[start]
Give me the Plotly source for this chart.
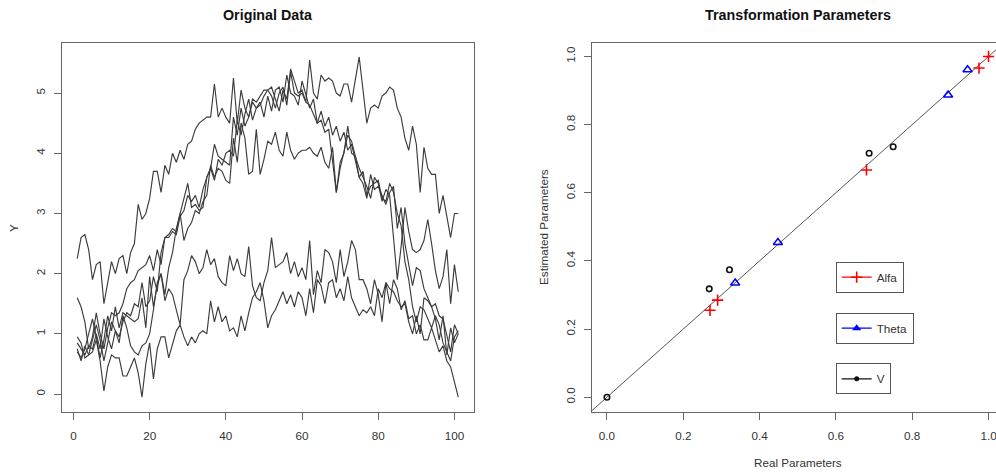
import plotly.graph_objects as go

# ---------------- data ----------------
t = list(range(1, 102))

series_a = [2.25, 2.6, 2.65, 2.4, 1.9, 2.15, 2.2, 1.5, 1.85, 2.2,
            2.0, 2.25, 2.3, 2.0, 2.35, 2.5, 3.15, 2.9, 3.0, 3.25,
            3.7, 3.7, 3.35, 3.8, 3.65, 4.0, 3.85, 4.05, 3.9, 4.15,
            4.2, 4.4, 4.5, 4.55, 4.6, 4.6, 5.15, 4.6, 4.75, 4.6,
            4.5, 5.25, 4.5, 5.05, 4.75, 4.6, 4.9, 4.85, 4.95, 5.05,
            5.05, 4.95, 4.75, 5.0, 5.1, 4.8, 5.35, 5.0, 4.95, 5.0,
            4.85, 5.55, 5.0, 4.9, 5.3, 5.2, 5.25, 5.2, 5.0, 4.95,
            5.15, 5.15, 4.85, 5.2, 5.6, 5.05, 4.5, 4.75, 4.8, 4.75,
            4.95, 5.0, 5.1, 5.05, 4.75, 4.6, 4.25, 4.05, 4.45, 4.15,
            3.35, 4.1, 3.75, 3.65, 3.65, 3.0, 3.3, 2.95, 2.6, 3.0, 3.0]

series_b = [0.95, 0.85, 0.6, 0.65, 0.9, 1.15, 0.9, 0.55, 0.85, 1.2,
            1.05, 0.85, 1.3, 1.1, 0.8, 0.7, 0.65, 0.8, 0.85, 1.0,
            1.4, 1.85, 2.0, 1.65, 2.1, 2.35, 2.75, 3.0, 3.3, 3.5,
            3.1, 3.15, 3.05, 3.1, 3.6, 3.75, 4.15, 3.95, 3.9, 3.85,
            3.8, 4.6, 4.3, 4.75, 4.45, 4.6, 4.85, 4.75, 4.8, 4.95,
            5.05, 5.1, 4.9, 4.7, 5.05, 4.9, 5.4, 5.2, 5.0, 5.05,
            4.85, 4.8, 4.65, 4.5, 4.7, 4.45, 4.6, 4.3, 4.45, 4.2,
            4.35, 4.05, 4.15, 3.85, 3.6, 3.7, 3.3, 3.45, 3.5, 3.55,
            3.25, 3.2, 3.5, 3.35, 3.0, 2.8, 2.2, 1.9, 1.45, 1.2,
            1.45, 1.4, 1.25, 1.1, 1.3, 1.15, 0.85, 0.7, 0.55, 0.95, 1.05]

series_c = [0.85, 0.75, 0.65, 0.8, 0.75, 1.0, 0.75, 1.25, 0.95, 0.75,
            1.05, 0.95, 1.2, 1.35, 1.3, 1.5, 1.45, 1.85, 1.45, 1.55,
            1.95, 1.7, 2.35, 2.6, 2.6, 2.7, 2.65, 2.95, 3.05, 3.3,
            3.2, 3.3, 3.1, 3.4, 3.6, 3.75, 3.55, 3.9, 3.8, 4.0,
            4.05, 3.95, 4.55, 4.3, 4.65, 4.9, 4.55, 4.75, 4.85, 4.6,
            4.95, 4.7, 5.05, 5.1, 4.85, 5.3, 5.0, 4.95, 4.8, 5.2,
            4.95, 4.75, 4.9, 4.5, 4.55, 4.35, 4.4, 3.9, 3.35, 3.75,
            4.05, 4.3, 4.2, 3.95, 3.6, 3.5, 3.25, 3.65, 3.4, 3.45,
            3.3, 3.15, 3.35, 3.45, 2.75, 3.1, 2.5, 2.15, 1.8, 2.1,
            2.05, 1.75, 1.6, 1.45, 1.5, 1.3, 1.25, 0.95, 0.7, 1.15, 1.0]

series_d = [1.6, 1.45, 1.2, 0.75, 0.95, 1.35, 1.0, 0.75, 1.1, 1.35,
            1.3, 1.35, 1.5, 1.75, 1.85, 1.9, 2.05, 2.1, 2.15, 2.3,
            2.05, 2.4, 2.15, 2.6, 2.65, 2.75, 2.7, 3.0, 2.55, 2.75,
            2.85, 3.05, 3.0, 3.2, 3.3, 3.8, 3.6, 3.75, 3.7, 3.55,
            3.5, 4.25, 3.85, 4.5, 4.25, 3.65, 3.7, 4.4, 3.65, 3.9,
            4.2, 4.15, 4.35, 4.05, 3.95, 4.35, 4.05, 3.9, 4.0, 4.05,
            4.05, 4.1, 4.0, 3.95, 4.1, 3.85, 3.75, 4.1, 3.35, 3.85,
            4.0, 4.45, 4.0, 3.95, 3.75, 3.6, 3.45, 3.25, 3.6, 3.5,
            3.2, 3.4, 3.3, 2.6, 1.9, 2.45, 3.1, 2.7, 2.4, 2.35,
            2.4, 2.55, 2.9, 2.5, 2.05, 1.75, 1.95, 2.4, 1.5, 2.15, 1.7]

series_e = [0.7, 0.6, 0.75, 1.0, 1.25, 0.95, 0.6, 0.9, 1.3, 1.05,
            1.45, 1.1, 1.35, 1.3, 1.25, 1.2, 1.25, 1.6, 1.1, 1.95,
            1.45, 1.8, 2.0, 1.55, 1.75, 1.65, 1.4, 1.15, 1.9, 2.05,
            2.3, 2.2, 2.0, 2.1, 2.4, 2.15, 2.25, 1.95, 1.85, 1.8,
            2.3, 2.05, 2.25, 2.0, 1.95, 2.45, 1.8, 1.6, 1.55, 1.85,
            2.05, 2.6, 2.1, 2.15, 2.2, 2.35, 2.0, 2.2, 1.95, 2.1,
            1.9, 2.55, 1.65, 2.05, 1.85, 2.4, 2.35, 2.2, 1.85, 2.4,
            1.95, 2.2, 2.55, 2.4, 1.9, 1.9, 1.75, 1.5, 1.9, 1.65,
            1.2, 1.85, 1.75, 1.7, 1.55, 1.45, 1.5, 1.2, 1.0, 1.3,
            1.0, 1.6, 1.55, 1.45, 1.25, 0.9, 1.3, 0.65, 1.1, 0.85, 1.0]

series_f = [0.75, 0.55, 0.8, 0.65, 0.7, 0.9, 0.55, 0.05, 0.45, 0.65,
            0.6, 0.6, 0.3, 0.3, 0.45, 0.6, 0.35, -0.05, 0.5, 0.85,
            0.25, 0.75, 0.95, 0.95, 0.6, 0.85, 1.05, 1.15, 0.95, 0.8,
            0.95, 0.85, 1.0, 1.05, 1.0, 1.55, 1.2, 1.45, 1.2, 1.3,
            1.05, 1.1, 0.95, 1.3, 1.05, 1.35, 1.6, 1.7, 1.85, 1.55,
            1.1, 1.3, 1.4, 1.55, 1.7, 1.5, 1.65, 1.45, 1.7, 1.6,
            1.3, 1.75, 1.35, 1.9, 1.8, 1.5, 1.85, 1.9, 1.6, 1.75,
            1.55, 1.95, 1.6, 1.45, 1.3, 1.4, 1.35, 1.45, 1.3, 1.75,
            1.6, 1.85, 1.5, 1.9, 1.75, 1.4, 1.55, 1.25, 1.3, 1.0,
            1.15, 0.9, 0.9, 1.1, 0.9, 0.7, 0.8, 0.55, 0.45, 0.2, -0.05]

all_series = [series_a, series_b, series_c, series_d, series_e, series_f]

alfa_real = [0.27, 0.29, 0.68, 0.975, 1.0]
alfa_est = [0.255, 0.285, 0.667, 0.966, 1.0]
theta_real = [0.336, 0.448, 0.894, 0.945]
theta_est = [0.335, 0.454, 0.887, 0.961]
v_real = [0.0, 0.268, 0.321, 0.687, 0.75]
v_est = [0.0, 0.318, 0.374, 0.716, 0.735]
diag_x = [-0.1, 1.1]

left_xticks = [0, 20, 40, 60, 80, 100]
left_yticks = [0, 1, 2, 3, 4, 5]
right_ticks = [0.0, 0.2, 0.4, 0.6, 0.8, 1.0]
right_ticklabels = ["0.0", "0.2", "0.4", "0.6", "0.8", "1.0"]

# ---------------- figure ----------------
W, H = 996, 473
FONT = "Liberation Sans, Arial, sans-serif"
TXT = "#333333"
AX = "#666666"
fs = 11.7

fig = go.Figure()

for s in all_series:
    fig.add_trace(go.Scatter(x=t, y=s, mode="lines", xaxis="x", yaxis="y",
                             line=dict(color="#3c3c3c", width=1.15),
                             showlegend=False, hoverinfo="skip"))

fig.add_trace(go.Scatter(x=diag_x, y=diag_x, mode="lines", xaxis="x2", yaxis="y2",
                         line=dict(color="#555555", width=1), showlegend=False))

fig.add_trace(go.Scatter(x=alfa_real, y=alfa_est, mode="markers", xaxis="x2", yaxis="y2",
                         marker=dict(symbol="cross-thin-open", size=8, color="#ff0000",
                                     line=dict(color="#ff0000", width=1.6)),
                         showlegend=False))
fig.add_trace(go.Scatter(x=theta_real, y=theta_est, mode="markers", xaxis="x2", yaxis="y2",
                         marker=dict(symbol="triangle-up-open", size=8, color="#0000ff",
                                     line=dict(color="#0000ff", width=1.5)),
                         showlegend=False))
fig.add_trace(go.Scatter(x=v_real, y=v_est, mode="markers", xaxis="x2", yaxis="y2",
                         marker=dict(symbol="circle-open", size=5.5, color="#111111",
                                     line=dict(color="#111111", width=1.6)),
                         showlegend=False))

# legend entries (three separate boxes)
fig.add_trace(go.Scatter(x=[None], y=[None], mode="lines+markers", name="Alfa",
                         xaxis="x2", yaxis="y2", legend="legend",
                         line=dict(color="#ff0000", width=1.3),
                         marker=dict(symbol="cross-thin-open", size=8, color="#ff0000",
                                     line=dict(color="#ff0000", width=1.6))))
fig.add_trace(go.Scatter(x=[None], y=[None], mode="lines+markers", name="Theta",
                         xaxis="x2", yaxis="y2", legend="legend2",
                         line=dict(color="#0000ff", width=1.3),
                         marker=dict(symbol="triangle-up", size=8, color="#0000ff")))
fig.add_trace(go.Scatter(x=[None], y=[None], mode="lines+markers", name="V",
                         xaxis="x2", yaxis="y2", legend="legend3",
                         line=dict(color="#111111", width=1.3),
                         marker=dict(symbol="circle", size=5, color="#111111")))

ydom = [1 - 411.5 / H, 1 - 42.5 / H]
axis_common = dict(showgrid=False, zeroline=False, showline=True, linecolor=AX, linewidth=1,
                   ticks="outside", ticklen=7, tickcolor=AX, tickwidth=1,
                   ticklabeloverflow="allow",
                   tickfont=dict(family=FONT, size=fs, color=TXT))

legend_common = dict(xanchor="left", yanchor="top", bordercolor="#555555", borderwidth=1,
                     bgcolor="white", font=dict(family=FONT, size=fs, color=TXT), itemwidth=30)

fig.update_layout(
    width=W, height=H,
    margin=dict(l=0, r=0, t=0, b=0),
    paper_bgcolor="white", plot_bgcolor="white",
    font=dict(family=FONT, size=fs, color=TXT),
    xaxis=dict(domain=[62 / W, 473.5 / W], range=[-3, 105], anchor="y",
               tickvals=left_xticks, mirror=True, ticklabelstandoff=6, **axis_common),
    yaxis=dict(domain=ydom, range=[-0.29, 5.84], anchor="x",
               tickvals=left_yticks, tickangle=-90, mirror=True, ticklabelstandoff=4,
               **axis_common),
    xaxis2=dict(domain=[591.7 / W, 1.0], range=[-0.04, 1.0195], anchor="y2",
                tickvals=right_ticks, ticktext=right_ticklabels, mirror=True,
                ticklabelstandoff=6, **axis_common),
    yaxis2=dict(domain=ydom, range=[-0.042, 1.041], anchor="x2",
                tickvals=right_ticks, ticktext=right_ticklabels, tickangle=-90,
                ticklabelstandoff=4, **axis_common),
    legend=dict(x=835.7 / W, y=1 - 261.7 / H, **legend_common),
    legend2=dict(x=835.7 / W, y=1 - 312.7 / H, **legend_common),
    legend3=dict(x=835.7 / W, y=1 - 363.3 / H, **legend_common),
    annotations=[
        dict(text="<b>Original Data</b>", x=267.7 / W, y=1 - 15 / H, xref="paper", yref="paper",
             showarrow=False, xanchor="center", yanchor="middle",
             font=dict(family=FONT, size=14.3, color="#111111")),
        dict(text="<b>Transformation Parameters</b>", x=797.8 / W, y=1 - 15 / H,
             xref="paper", yref="paper", showarrow=False, xanchor="center", yanchor="middle",
             font=dict(family=FONT, size=14.3, color="#111111")),
        dict(text="Y", x=13 / W, y=1 - 228 / H, xref="paper", yref="paper", textangle=-90,
             showarrow=False, xanchor="center", yanchor="middle",
             font=dict(family=FONT, size=fs, color=TXT)),
        dict(text="Estimated Parameters", x=543 / W, y=1 - 227 / H, xref="paper", yref="paper",
             textangle=-90, showarrow=False, xanchor="center", yanchor="middle",
             font=dict(family=FONT, size=fs, color=TXT)),
        dict(text="Real Parameters", x=797.8 / W, y=1 - 462.7 / H, xref="paper", yref="paper",
             showarrow=False, xanchor="center", yanchor="middle",
             font=dict(family=FONT, size=fs, color=TXT)),
    ],
)

fig.write_html("out.html")
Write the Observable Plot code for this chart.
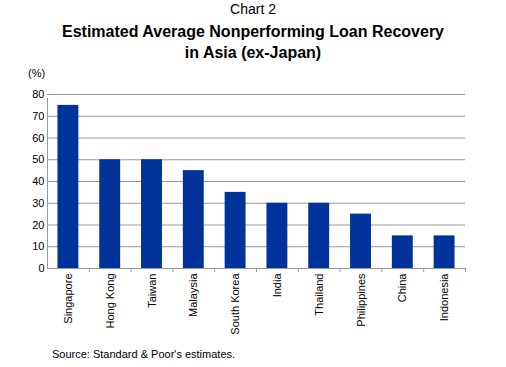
<!DOCTYPE html>
<html>
<head>
<meta charset="utf-8">
<script src="https://cdn.jsdelivr.net/npm/d3@7"></script>
<script src="https://cdn.jsdelivr.net/npm/@observablehq/plot@0.6"></script>
<style>
  html, body { margin: 0; padding: 0; background: #fff; }
  #wrap { position: relative; width: 506px; height: 367px; font-family: "Liberation Sans", Arial, sans-serif; color: #000; overflow: hidden; }
  .t { position: absolute; white-space: nowrap; }
  #chart { position: absolute; left: 0; top: 0; }
</style>
</head>
<body>
<div id="wrap">
  <div id="chart"></div>
  <div class="t" style="left:0;width:506px;text-align:center;top:1px;font-size:14px;">Chart 2</div>
  <div class="t" style="left:0;width:506px;text-align:center;top:21px;font-size:16px;font-weight:bold;line-height:21px;">Estimated Average Nonperforming Loan Recovery<br>in Asia (ex-Japan)</div>
  <div class="t" style="left:28px;top:67px;font-size:11px;">(%)</div>
  <div class="t" style="left:52px;top:348px;font-size:11px;">Source: Standard &amp; Poor's estimates.</div>
</div>
<script>
const countries = ["Singapore", "Hong Kong", "Taiwan", "Malaysia", "South Korea", "India", "Thailand", "Philippines", "China", "Indonesia"];
const recovery = [75, 50, 50, 45, 35, 30, 30, 25, 15, 15];
const yTicks = [0, 10, 20, 30, 40, 50, 60, 70, 80];

const data = countries.map((c, i) => ({country: c, value: recovery[i]}));

const W = 506, H = 367, mL = 47, mR = 41, mT = 94, mB = 99;
const step = (W - mL - mR) / countries.length;

const chart = Plot.plot({
  width: W,
  height: H,
  marginLeft: mL,
  marginRight: mR,
  marginTop: mT,
  marginBottom: mB,
  style: {fontFamily: "Liberation Sans, Arial, sans-serif", fontSize: "11px", color: "#000", background: "transparent"},
  x: {domain: countries, paddingInner: 0.5, paddingOuter: 0.25, align: 0.5, round: false, label: null},
  y: {domain: [0, 80], label: null},
  marks: [
    Plot.ruleY(yTicks, {stroke: "#999", strokeWidth: 1}),
    Plot.barY(data, {x: "country", y: "value", fill: "#003399"}),
    Plot.ruleX([countries[0]], {x: d => d, dx: -step / 2, y1: 0, y2: 80, stroke: "#999", insetBottom: -4}),
    Plot.ruleX(countries, {x: d => d, dx: step / 2, y1: 0, y2: 0, stroke: "#999", insetBottom: -4}),
    Plot.axisY({ticks: yTicks, tickSize: 0, tickPadding: 3, fill: "#000", fontSize: 11}),
    Plot.axisX({tickSize: 0, tickRotate: -90, tickPadding: 5, fill: "#000", fontSize: 11})
  ]
});
document.getElementById("chart").appendChild(chart);
</script>
</body>
</html>
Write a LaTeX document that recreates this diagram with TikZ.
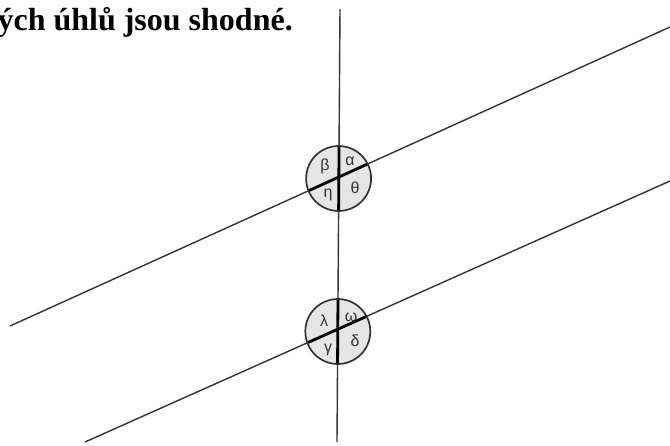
\documentclass[tikz,border=0pt]{standalone}
\usepackage{fontspec}
\setmainfont{Liberation Serif}
\newfontfamily\greekfont{Liberation Sans}
\begin{document}
\begin{tikzpicture}[x=1pt,y=-1pt,
  thinline/.style={line width=1.4pt, draw=black!80},
  thickline/.style={line width=2.8pt, draw=black},
  anglecirc/.style={circle, draw=black!80, line width=1.7pt, fill=black!10, minimum size=65pt, inner sep=0pt},
  glab/.style={font=\greekfont\fontsize{16}{16}\selectfont, text=black!80, inner sep=0pt}]
\useasboundingbox (0,0) rectangle (670,445);
% endpoints
\coordinate (vt) at (340,9);
\coordinate (vb) at (337,442);
\coordinate (ul) at (10,326);
\coordinate (ur) at (670,27);
\coordinate (ll) at (85,442);
\coordinate (lr) at (670,181);
\coordinate (cu) at (338.6,178.5);
\coordinate (cl) at (337.8,331.5);
% title
\node[anchor=base east, inner sep=0pt, font=\bfseries\fontsize{32}{32}\selectfont] (title) at (293,30) {ých úhlů jsou shodné.};
% long lines
\draw[thinline] (vt) -- (vb);
\draw[thinline] (ul) -- (ur);
\draw[thinline] (ll) -- (lr);
% circles
\node[anglecirc] (c1) at (cu) {};
\node[anglecirc] (c2) at (cl) {};
\begin{scope}
\clip (cu) circle (31.6pt);
\draw[thickline] (vt) -- (vb);
\draw[thickline] (ul) -- (ur);
\end{scope}
\begin{scope}
\clip (cl) circle (31.6pt);
\draw[thickline] (vt) -- (vb);
\draw[thickline] (ll) -- (lr);
\end{scope}
% labels
\node[glab] (beta) at (325,166) {β};
\node[glab] (alpha) at (350,161) {α};
\node[glab] (eta) at (328,195) {η};
\node[glab] (theta) at (355,188) {θ};
\node[glab] (lambda) at (324,321) {λ};
\node[glab] (omega) at (351,317) {ω};
\node[glab] (gamma) at (328,350) {γ};
\node[glab] (delta) at (355,341) {δ};
\end{tikzpicture}
\end{document}
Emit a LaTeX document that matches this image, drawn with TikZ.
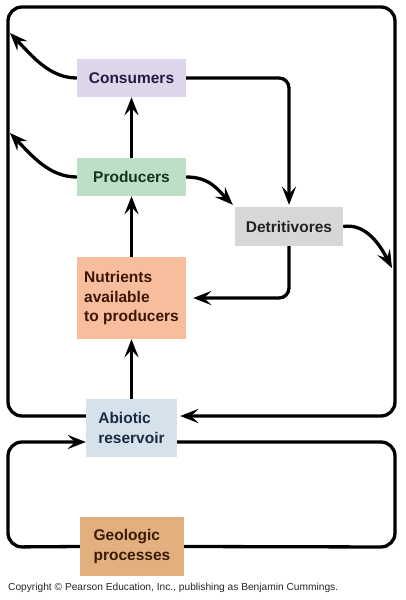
[end]
## [TASK BRIEF]
Take the lines from the start of the material to the line with "3.35, 4.1, 3.75, 3.65, 3.65, 3.0, 3.3, 2.95, 2.6, 3.0, 3.0]", both included, and transcribe them exactly without the pictures.

## [OUTPUT BELOW]
Give me the Plotly source for this chart.
import plotly.graph_objects as go

# ---------------- data ----------------
t = list(range(1, 102))

series_a = [2.25, 2.6, 2.65, 2.4, 1.9, 2.15, 2.2, 1.5, 1.85, 2.2,
            2.0, 2.25, 2.3, 2.0, 2.35, 2.5, 3.15, 2.9, 3.0, 3.25,
            3.7, 3.7, 3.35, 3.8, 3.65, 4.0, 3.85, 4.05, 3.9, 4.15,
            4.2, 4.4, 4.5, 4.55, 4.6, 4.6, 5.15, 4.6, 4.75, 4.6,
            4.5, 5.25, 4.5, 5.05, 4.75, 4.6, 4.9, 4.85, 4.95, 5.05,
            5.05, 4.95, 4.75, 5.0, 5.1, 4.8, 5.35, 5.0, 4.95, 5.0,
            4.85, 5.55, 5.0, 4.9, 5.3, 5.2, 5.25, 5.2, 5.0, 4.95,
            5.15, 5.15, 4.85, 5.2, 5.6, 5.05, 4.5, 4.75, 4.8, 4.75,
            4.95, 5.0, 5.1, 5.05, 4.75, 4.6, 4.25, 4.05, 4.45, 4.15,
            3.35, 4.1, 3.75, 3.65, 3.65, 3.0, 3.3, 2.95, 2.6, 3.0, 3.0]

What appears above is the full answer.